Important factors for increasing recording density of the perpendicular magnetic disk include, for example, an improvement in TPI (Tracks per Inch) by narrowing the track width, ensuring electromagnetic conversion characteristics, such as a Signal-to-Noise Ratio (SNR) and an overwrite characteristic (OW characteristic) indicating ease of writing of a signal at the time of improving BPI (Bits per Inch), and further ensuring heat fluctuation resistance with recording bits decreased due to the above. Among these, an increase in SNR and an improvement in overwrite characteristic in a high recording density condition are important.

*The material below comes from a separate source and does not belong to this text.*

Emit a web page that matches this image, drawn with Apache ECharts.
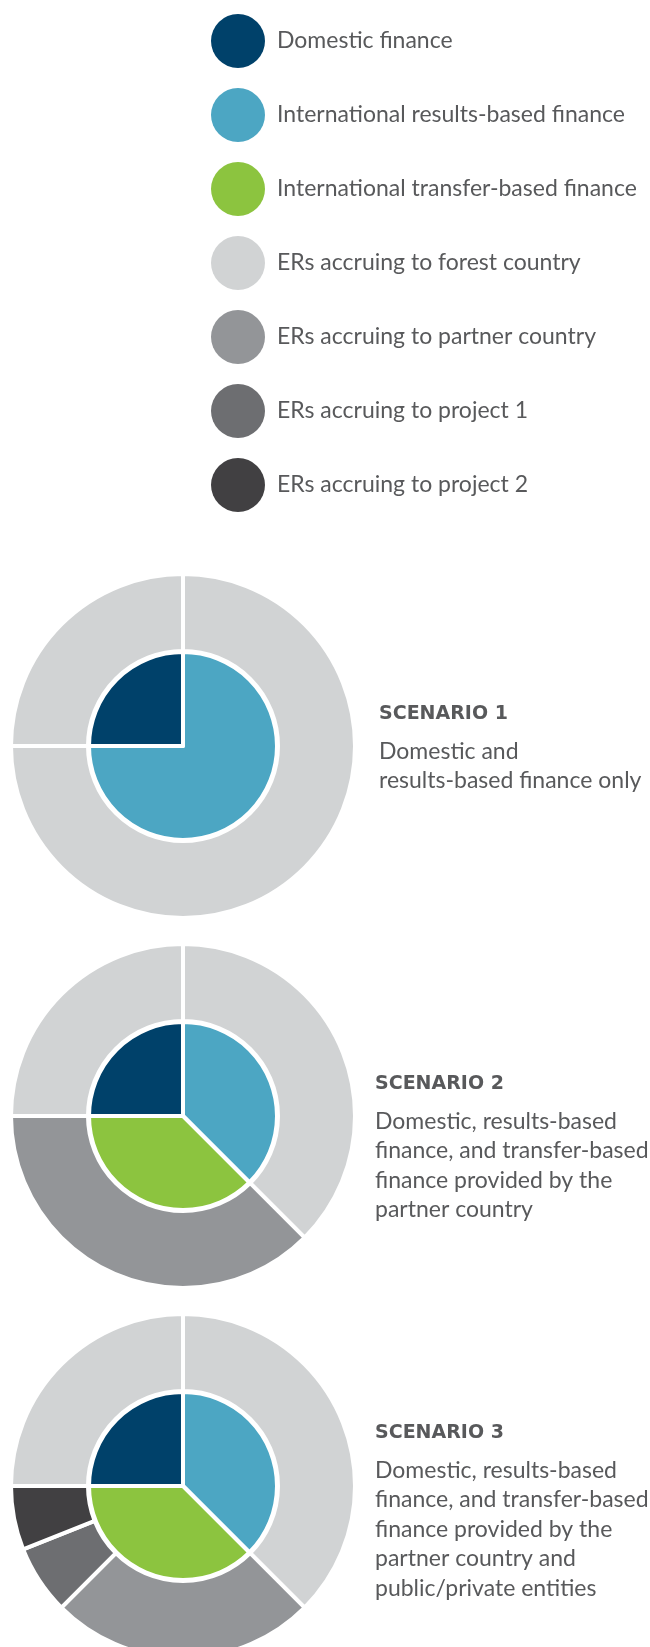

The granular magnetic layer is effective in increasing the SNR because an oxide phase and a metal phase are separated to form fine particles. For increasing recording density, the particles of the granular magnetic layer are required to be microfabricated. With microfabrication, however, magnetic energy is also decreased, thereby causing a problem of heat fluctuations. On the other hand, to avoid the problem of heat fluctuations, magnetic anisotropy of a medium is required to be increased. With an increase of magnetic anisotropy, a coercive force is also increased, thereby making it difficult to write. That is, while prevention of heat fluctuation and improvement of the overwrite characteristic are to be intrinsically traded off for each other, there is a demand for enhancing both of these.
Patent Document 1 suggests a write auxiliary layer (corresponding to an auxiliary recording layer) formed above or below a main recording layer and in contact with that main recording layer. In Patent Document 1, the main recording layer is a magnetic layer having a granular structure, and the write auxiliary layer is made of a CoCr alloy (for example, CoCrPtB). In Patent Document 1, by providing the write auxiliary layer, the overwrite characteristic and heat fluctuation resistance can both be improved.